STORED RECORDS —
============

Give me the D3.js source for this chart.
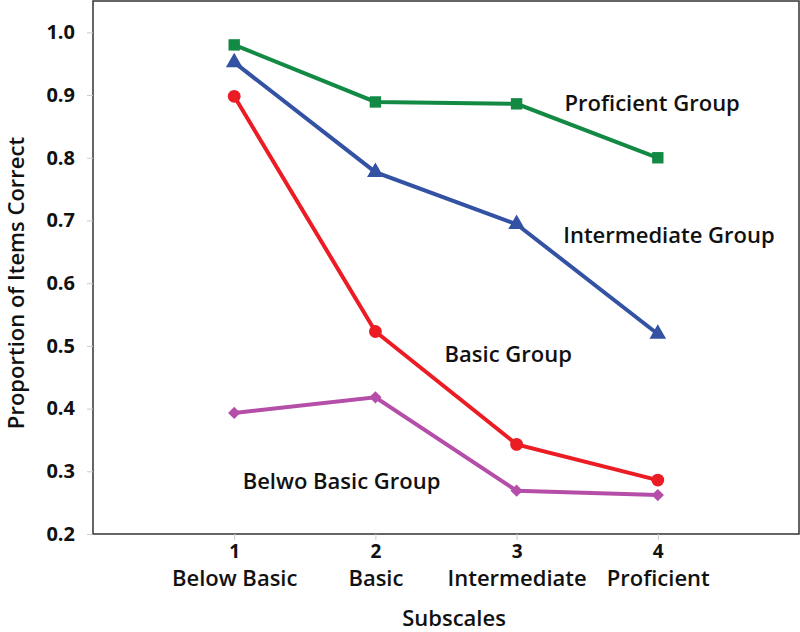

============

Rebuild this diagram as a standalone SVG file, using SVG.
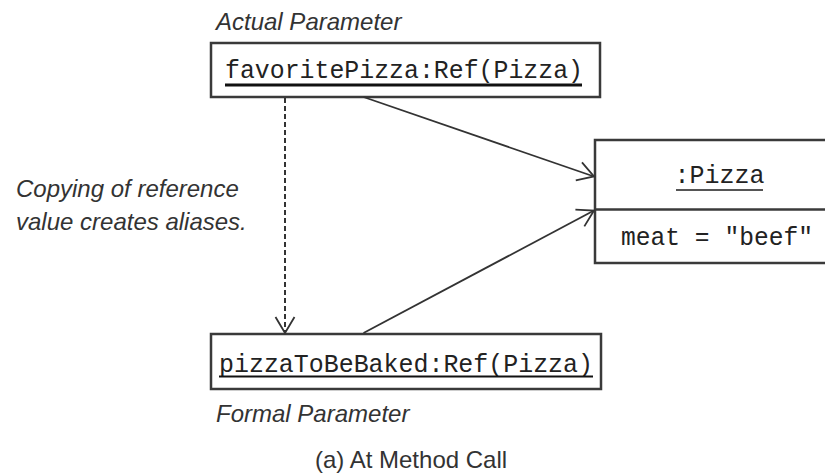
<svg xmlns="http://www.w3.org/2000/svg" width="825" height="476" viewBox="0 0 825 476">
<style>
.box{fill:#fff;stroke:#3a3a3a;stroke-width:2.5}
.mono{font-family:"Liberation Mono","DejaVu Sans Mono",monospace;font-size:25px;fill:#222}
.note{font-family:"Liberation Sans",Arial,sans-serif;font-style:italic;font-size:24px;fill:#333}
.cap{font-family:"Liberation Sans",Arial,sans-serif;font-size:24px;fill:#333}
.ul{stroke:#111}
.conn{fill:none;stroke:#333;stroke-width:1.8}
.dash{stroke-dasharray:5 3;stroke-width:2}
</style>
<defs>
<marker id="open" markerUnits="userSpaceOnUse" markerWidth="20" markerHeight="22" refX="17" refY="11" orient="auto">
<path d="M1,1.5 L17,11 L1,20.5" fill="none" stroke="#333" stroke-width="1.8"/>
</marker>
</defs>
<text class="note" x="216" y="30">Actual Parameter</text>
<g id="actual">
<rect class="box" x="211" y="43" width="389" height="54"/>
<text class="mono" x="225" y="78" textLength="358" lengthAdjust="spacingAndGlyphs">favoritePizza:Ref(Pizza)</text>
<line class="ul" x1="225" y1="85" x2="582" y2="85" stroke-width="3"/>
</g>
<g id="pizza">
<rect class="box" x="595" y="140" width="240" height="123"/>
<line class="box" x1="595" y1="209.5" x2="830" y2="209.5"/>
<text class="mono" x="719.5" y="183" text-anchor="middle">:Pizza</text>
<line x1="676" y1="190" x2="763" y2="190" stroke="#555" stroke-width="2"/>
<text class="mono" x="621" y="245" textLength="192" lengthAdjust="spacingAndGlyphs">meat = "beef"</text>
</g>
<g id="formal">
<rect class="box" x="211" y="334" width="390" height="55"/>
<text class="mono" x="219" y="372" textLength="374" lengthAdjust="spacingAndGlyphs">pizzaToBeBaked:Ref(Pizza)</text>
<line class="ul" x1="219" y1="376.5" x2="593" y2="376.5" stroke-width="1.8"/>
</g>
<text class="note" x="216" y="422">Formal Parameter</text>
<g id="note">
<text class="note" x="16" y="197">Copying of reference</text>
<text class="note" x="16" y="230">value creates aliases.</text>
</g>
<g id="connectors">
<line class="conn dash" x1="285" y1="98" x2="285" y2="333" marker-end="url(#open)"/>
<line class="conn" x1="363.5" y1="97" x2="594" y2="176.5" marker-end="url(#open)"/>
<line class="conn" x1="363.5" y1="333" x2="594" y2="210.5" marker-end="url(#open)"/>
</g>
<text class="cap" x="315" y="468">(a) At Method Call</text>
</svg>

============

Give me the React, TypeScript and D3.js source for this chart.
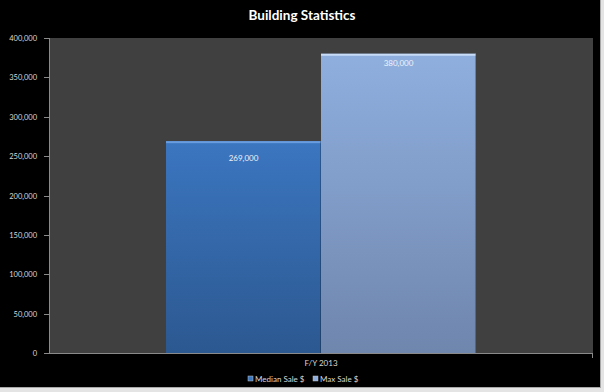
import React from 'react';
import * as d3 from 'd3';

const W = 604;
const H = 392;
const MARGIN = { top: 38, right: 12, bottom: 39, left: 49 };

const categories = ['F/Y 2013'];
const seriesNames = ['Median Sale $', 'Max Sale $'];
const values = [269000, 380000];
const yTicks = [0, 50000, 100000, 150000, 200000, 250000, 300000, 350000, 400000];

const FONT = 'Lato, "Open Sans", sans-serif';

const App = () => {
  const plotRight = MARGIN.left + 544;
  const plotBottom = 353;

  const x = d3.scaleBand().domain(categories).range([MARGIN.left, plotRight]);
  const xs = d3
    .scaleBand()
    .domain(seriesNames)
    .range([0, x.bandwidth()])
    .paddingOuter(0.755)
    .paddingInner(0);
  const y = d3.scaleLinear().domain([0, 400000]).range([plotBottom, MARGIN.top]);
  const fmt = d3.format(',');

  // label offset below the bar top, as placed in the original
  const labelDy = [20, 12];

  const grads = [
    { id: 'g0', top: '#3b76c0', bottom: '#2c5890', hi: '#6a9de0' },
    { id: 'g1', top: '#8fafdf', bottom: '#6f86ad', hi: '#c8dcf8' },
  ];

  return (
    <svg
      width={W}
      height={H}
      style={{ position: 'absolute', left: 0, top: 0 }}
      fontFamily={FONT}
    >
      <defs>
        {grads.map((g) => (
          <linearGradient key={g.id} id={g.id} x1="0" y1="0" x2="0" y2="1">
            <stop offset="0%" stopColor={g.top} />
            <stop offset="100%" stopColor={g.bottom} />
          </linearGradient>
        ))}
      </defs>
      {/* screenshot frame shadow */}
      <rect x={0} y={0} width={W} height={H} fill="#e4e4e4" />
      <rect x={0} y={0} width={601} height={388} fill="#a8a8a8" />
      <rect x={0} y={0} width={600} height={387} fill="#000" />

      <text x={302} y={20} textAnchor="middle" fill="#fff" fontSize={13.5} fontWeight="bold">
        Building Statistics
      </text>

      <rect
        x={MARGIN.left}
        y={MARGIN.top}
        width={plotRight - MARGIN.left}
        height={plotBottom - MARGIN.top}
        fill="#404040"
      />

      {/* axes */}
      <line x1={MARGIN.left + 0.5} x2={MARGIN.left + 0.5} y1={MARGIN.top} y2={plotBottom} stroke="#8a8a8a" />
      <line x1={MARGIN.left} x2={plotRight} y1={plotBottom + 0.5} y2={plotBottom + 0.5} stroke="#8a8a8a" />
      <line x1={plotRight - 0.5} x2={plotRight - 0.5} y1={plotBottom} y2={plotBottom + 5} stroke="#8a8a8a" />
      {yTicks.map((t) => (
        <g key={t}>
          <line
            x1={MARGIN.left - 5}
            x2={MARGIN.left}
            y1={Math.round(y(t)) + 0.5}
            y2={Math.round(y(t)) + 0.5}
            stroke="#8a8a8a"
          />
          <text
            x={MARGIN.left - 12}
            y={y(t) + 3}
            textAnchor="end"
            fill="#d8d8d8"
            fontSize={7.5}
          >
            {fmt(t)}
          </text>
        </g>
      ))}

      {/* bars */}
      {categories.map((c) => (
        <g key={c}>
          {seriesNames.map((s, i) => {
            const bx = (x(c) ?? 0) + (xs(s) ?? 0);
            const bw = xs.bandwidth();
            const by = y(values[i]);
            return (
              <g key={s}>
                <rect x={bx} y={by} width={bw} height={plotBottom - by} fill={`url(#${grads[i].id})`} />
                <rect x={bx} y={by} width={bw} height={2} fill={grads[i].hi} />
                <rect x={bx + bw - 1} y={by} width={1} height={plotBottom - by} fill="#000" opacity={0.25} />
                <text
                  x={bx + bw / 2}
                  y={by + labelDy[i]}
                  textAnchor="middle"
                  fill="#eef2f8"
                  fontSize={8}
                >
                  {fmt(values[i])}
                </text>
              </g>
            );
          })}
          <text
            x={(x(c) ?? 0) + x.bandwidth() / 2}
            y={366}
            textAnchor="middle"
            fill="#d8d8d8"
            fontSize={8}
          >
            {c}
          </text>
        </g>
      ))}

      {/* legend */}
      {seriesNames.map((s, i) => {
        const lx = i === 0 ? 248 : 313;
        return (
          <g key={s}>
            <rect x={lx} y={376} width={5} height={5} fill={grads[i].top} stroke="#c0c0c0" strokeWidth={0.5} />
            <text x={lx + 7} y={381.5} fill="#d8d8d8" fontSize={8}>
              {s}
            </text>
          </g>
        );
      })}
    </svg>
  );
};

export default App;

============

WRITTEN TASK — From the line containing "Give me the React, TypeScript" to the line containing "const fmt = d3.format(',');", both lines included, give the text again exactly, without any pictures.

EXERCISE SOLUTION —
Give me the React, TypeScript and D3.js source for this chart.
import React from 'react';
import * as d3 from 'd3';

const W = 604;
const H = 392;
const MARGIN = { top: 38, right: 12, bottom: 39, left: 49 };

const categories = ['F/Y 2013'];
const seriesNames = ['Median Sale $', 'Max Sale $'];
const values = [269000, 380000];
const yTicks = [0, 50000, 100000, 150000, 200000, 250000, 300000, 350000, 400000];

const FONT = 'Lato, "Open Sans", sans-serif';

const App = () => {
  const plotRight = MARGIN.left + 544;
  const plotBottom = 353;

  const x = d3.scaleBand().domain(categories).range([MARGIN.left, plotRight]);
  const xs = d3
    .scaleBand()
    .domain(seriesNames)
    .range([0, x.bandwidth()])
    .paddingOuter(0.755)
    .paddingInner(0);
  const y = d3.scaleLinear().domain([0, 400000]).range([plotBottom, MARGIN.top]);
  const fmt = d3.format(',');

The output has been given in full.